Гершензон совершенно справедливо утверждает, что в этих стихах содержатся ясные указания на обстановку петербургской жизни Пушкина ("Веселых оргий шум"), и Щеголев не отвергает этих указаний. Но он толкует их по своему, и измаранные Пушкинские черновики приходят в данном случае к нему на помощь. Инициалы, поставленные вместо заголовка, означают конечно Николая Николаевича Раевского младшего, которому, вслед за " Кавказским Пленником", должен был быть посвящен также и "Фонтан". Среди зачеркнутых строк Щеголев прочитал:
Давно печальное преданье
Ты мне поведал в первый раз.
Вместо "поведали мне первый раз". Конечно, всего правдоподобнее было бы предположить, что слова эти в силу простой случайности сорвались с пера у Пушкина и что он поспешил их исправить, ибо они не соответствовали действительности. Однако, Щеголев думает иначе. Ему во что бы то ни стало найти подкрепление для своего тезиса, и на основании зачеркнутой строки он с торжеством заключает: "Итак, нам теперь совершенно ясно фактическое указание, заключающееся в отрывке, и следовательно, теряет всякое основание выставленное Гершензоном предположение о том, что ту версию легенды, которая вызвала появление самой поэмы, слышал Пушкин в Петербурге от М. А. Голицыной [тогда еще княжны Суворовой]. Но свидетельство отрывка нас приводит опять в семью Раевских. Легенда, рассказанная Н. Н. Раевским Пушкину, конечно, была известна всей семье и, следовательно, всем сестрам. О них, разумеется, вспоминает Пушкин:
Младые девы в той стране
Преданья старины узнали,
И мрачный памятник оне
Фонтаном слез именовали."
Второе препятствие серьезнее, ибо мы имеем дело с недвусмысленным заявлением самого Пушкина. Поэт писал Дельвигу: "В Бахчисарай приехал я больной. Я прежде слыхал о странном памятнике влюбленного хана. К*** поэтически описывала мне его, называя la fontaine des larmes".

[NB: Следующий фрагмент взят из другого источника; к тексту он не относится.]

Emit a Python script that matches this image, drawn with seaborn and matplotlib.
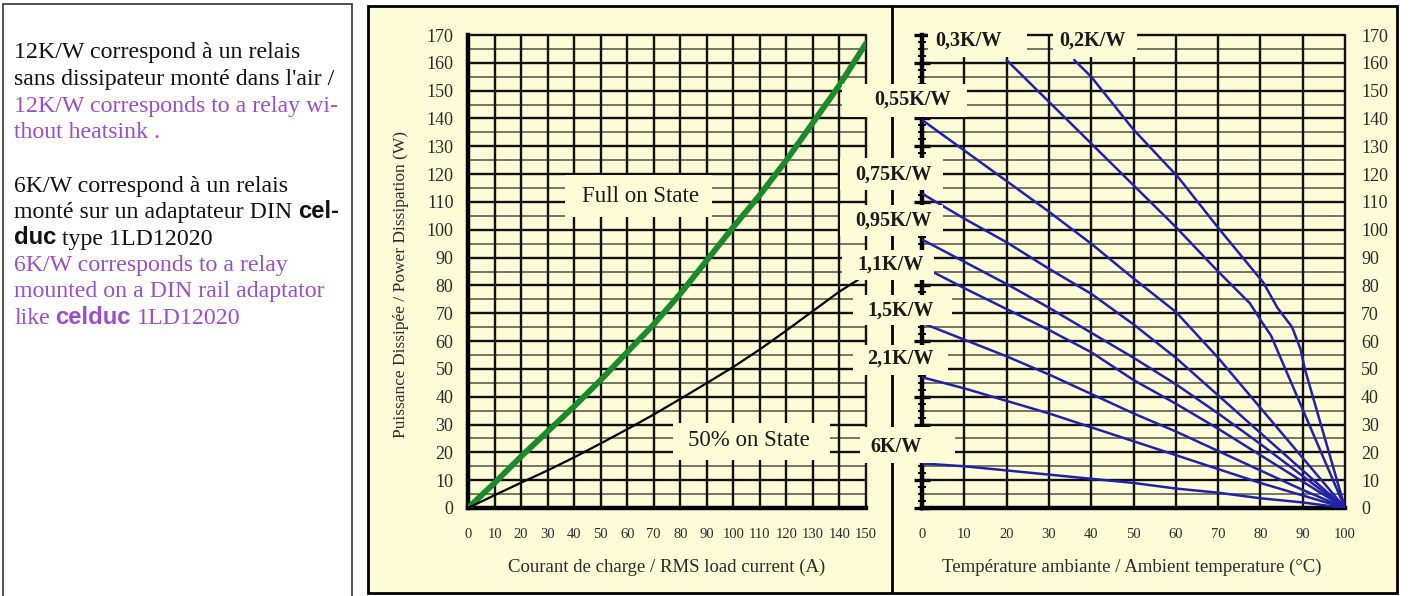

На сей раз даже черновики не выручили Щеголева. Сохранились два черновых наброска этого письма, и в обоих совершенно явственно стоит буква К.
Прежние комментаторы Пушкина под этой буквой разумели Екатерину Николаевну Раевскую [в 1821 году уже Орлову]. Совершенно основательно Щеголев протестует против такого отожествления: "Невозможная грубость именно такого упоминания — говорит он ["Катерина поэтически описывала" и т. д.] — обходится ссылкой на то, что Пушкин конечно ставил тут уменьшительное имя. Выходит так, что Пушкин, столь щекотливый в делах интимных, Пушкин, раньше горько досадовавший на разглашение интимного признания, не содержавшего намека на имя, теперь совершенно бесцеремонно поставил первую букву имени женщины, мнение которой — это известно биографам — он так высоко ставил, и с мужем которой был в дружеских отношениях. Явная несуразность!".